Zion Church As a Movie Setting
Recollection by Mr. Stuart Hersh
In 1971, when I was a Producer on the WNET-13 program, "The Great American Dream Machine", I was assigned to film the late W. H. Auden reciting his immortal poem, "The Unknown Citizen". Although British born, Auden was then a longtime resident of the United States and he was considered by many this country's Poet Laureate. In fact, many thought of him as, auguably, America's greatest living poet.
As nobody could read his work with as much feeling and meaning as the author himself, I sought a picturesque setting for the recitation. And, since the poem was a summing up of a man's life, shortly after his death, what background would be more appropriate than a cemetery. But a graveyard might be, I feared, a rather dismal setting. What I wanted was a beautiful place with striking monuments that spanned many generations. The perfect place turned out to be almost in my own backyard. The churchyard of the landmark Zion Episcopal fit the bill as though it had been waiting for a person of W. H. Auden's stature to grace it with his living presence. But I could not and would not do it without permission.

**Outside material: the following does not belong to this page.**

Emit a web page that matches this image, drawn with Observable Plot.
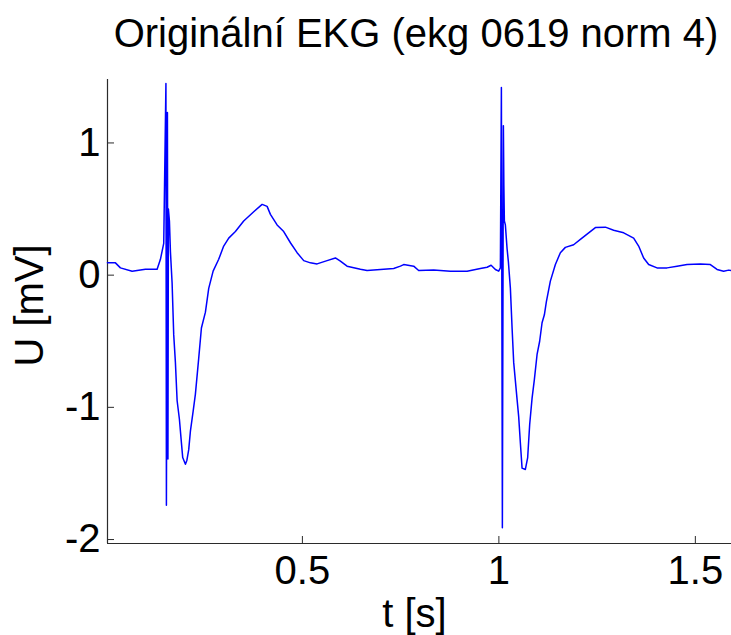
<!DOCTYPE html>
<html>
<head>
<meta charset="utf-8">
<script src="https://cdn.jsdelivr.net/npm/d3@7"></script>
<script src="https://cdn.jsdelivr.net/npm/@observablehq/plot@0.6"></script>
<style>
  html, body { margin: 0; padding: 0; background: #fff; }
  #wrap { width: 731px; height: 635px; overflow: hidden; font-family: "Liberation Sans", Arial, sans-serif; }
  #title { height: 70px; box-sizing: border-box; padding-top: 13px; padding-left: 101px; width: 731px;
           font-size: 40px; line-height: 40px; text-align: center; color: #000; white-space: nowrap; }
</style>
</head>
<body>
<div id="wrap">
  <div id="title"></div>
  <div id="chart"></div>
</div>
<script>
const titleText = "Originální EKG (ekg 0619 norm 4)";
const xLabel = "t [s]";
const yLabel = "U [mV]";
const xTicks = [0.5, 1, 1.5];
const yTicks = [-2, -1, 0, 1];
const xDomain = [0.004, 1.592];
const yDomain = [-2.03, 1.48];

// time [s]
const t = [
  0.0038, 0.0242, 0.0369, 0.0667, 0.1005, 0.1303, 0.1387, 0.1471,
  0.1527, 0.1539, 0.1565, 0.1578, 0.1590, 0.1616, 0.1641,
  0.1684, 0.1725, 0.1768, 0.1812, 0.1870, 0.1913, 0.1954, 0.2023, 0.2061, 0.2107,
  0.2150, 0.2219, 0.2277, 0.2361, 0.2430, 0.2532, 0.2616, 0.2728, 0.2870, 0.2997,
  0.3125, 0.3295, 0.3506, 0.3761, 0.3975, 0.4102, 0.4186, 0.4356, 0.4524,
  0.4695, 0.4865, 0.5033, 0.5204, 0.5374, 0.5628, 0.5840, 0.5967, 0.6137, 0.6476,
  0.6646, 0.6985, 0.7323, 0.7494, 0.7578, 0.7832, 0.7959, 0.8341, 0.8766, 0.9191,
  0.9529, 0.9700, 0.9802, 0.9911, 0.9995, 1.0038,
  1.0064, 1.0089, 1.0115, 1.0127, 1.0140, 1.0165, 1.0209, 1.0242, 1.0293, 1.0336,
  1.0377, 1.0420, 1.0463, 1.0504, 1.0547, 1.0590, 1.0674, 1.0733, 1.0784, 1.0845,
  1.0903, 1.0972, 1.1038, 1.1099, 1.1158, 1.1209, 1.1310, 1.1438, 1.1565, 1.1692,
  1.1903, 1.2074, 1.2285, 1.2456, 1.2710, 1.2921, 1.3176, 1.3430, 1.3557, 1.3684,
  1.3812, 1.4025, 1.4280, 1.4534, 1.4789, 1.5127, 1.5382, 1.5552, 1.5720, 1.5847, 1.5916
];
// voltage [mV]
const U = [
  0.093, 0.093, 0.055, 0.03, 0.045, 0.045, 0.12, 0.24,
  1.45, -1.74, 1.23, -1.39, 0.5, 0.41, 0.18,
  -0.06, -0.45, -0.66, -0.95, -1.09, -1.24, -1.38, -1.43, -1.40, -1.32,
  -1.18, -1.03, -0.90, -0.63, -0.40, -0.28, -0.10, 0.03, 0.12, 0.22,
  0.28, 0.33, 0.41, 0.48, 0.535, 0.52, 0.46, 0.38, 0.33,
  0.245, 0.17, 0.11, 0.093, 0.085, 0.11, 0.13, 0.106, 0.068, 0.045,
  0.035, 0.043, 0.05, 0.068, 0.08, 0.068, 0.035, 0.038, 0.03, 0.03,
  0.05, 0.06, 0.075, 0.043, 0.03, 0.055,
  1.42, -1.91, 1.13, 0.68, 0.41, 0.38, 0.2, 0.1, -0.1, -0.40,
  -0.66, -0.80, -0.94, -1.07, -1.27, -1.46, -1.47, -1.38, -1.13, -0.93,
  -0.79, -0.60, -0.50, -0.36, -0.30, -0.20, -0.045, 0.08, 0.17, 0.21,
  0.23, 0.27, 0.32, 0.36, 0.363, 0.34, 0.32, 0.28, 0.22, 0.13,
  0.08, 0.055, 0.055, 0.068, 0.08, 0.085, 0.08, 0.043, 0.03, 0.038, 0.035
];

const data = t.map((v, i) => ({t: v, U: U[i]}));

document.getElementById("title").textContent = titleText;

const W = 731, H = 565;
const mTop = 9, mBottom = 92, mLeft = 107, mRight = 0;
const innerW = W - mLeft - mRight, innerH = H - mTop - mBottom;
const axisColor = "#2b2b2b";

const chart = Plot.plot({
  width: W,
  height: H,
  marginTop: mTop,
  marginBottom: mBottom,
  marginLeft: mLeft,
  marginRight: mRight,
  style: {fontFamily: "'Liberation Sans', Arial, sans-serif", fontSize: "40px", color: "#000", background: "#fff", overflow: "visible"},
  x: {domain: xDomain},
  y: {domain: yDomain},
  marks: [
    Plot.axisX({ticks: xTicks, tickSize: 0, tickPadding: 12, tickFormat: d => String(d), label: null, fill: "#000"}),
    Plot.axisY({ticks: yTicks, tickSize: 0, tickPadding: 7, tickFormat: d => String(d), label: null, fill: "#000"}),
    Plot.tickX(xTicks, {x: d => d, insetTop: innerH - 7, stroke: axisColor}),
    Plot.tickY(yTicks, {y: d => d, insetRight: innerW - 7, stroke: axisColor}),
    Plot.ruleX([xDomain[0]], {stroke: axisColor, strokeWidth: 1.2}),
    Plot.ruleY([yDomain[0]], {stroke: axisColor, strokeWidth: 1.2}),
    Plot.line(data, {x: "t", y: "U", stroke: "#0000ff", strokeWidth: 1.5}),
    Plot.text([xLabel], {text: d => d, frameAnchor: "bottom", textAnchor: "middle", lineAnchor: "middle", dy: 71, dx: -5, fill: "#000"}),
    Plot.text([yLabel], {text: d => d, frameAnchor: "left", textAnchor: "middle", lineAnchor: "middle", rotate: -90, dx: -77, dy: -6, fill: "#000"})
  ]
});
document.getElementById("chart").appendChild(chart);
</script>
</body>
</html>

If memory serves (it was, after all, thirty years ago), Rev. Burrell was then Pastor of Zion Episcopal. He was thrilled to have the church featured on public television, and he couldn't have been more helpful. I had spotted an extremely dignified throne-like chair, and on the day of the shoot, he was glad to permit me to have my crew carry it outside and place it in front of one of the stately monuments in the graveyard.
Starting with a tight close-up of the poet's face as he began reciting his work, we began a very slow zoom back revealing, first, the elegant chair in which he sat, then the fact that he was outdoors, then the tall grave marker behind him, then more gravestones, and as Auden became smaller and smaller in the frame, we continued back to show the entire graveyard and the beautiful church in the background. As his seated figure became a speck in the distance, surrounded by the gravestones of so many Citizens who have passed, Auden's voice came to the end of the poem. The final scene, viewed by millions, was a lovely one of the beautiful and historic Zion Episcopal Church as it appeared three decades past.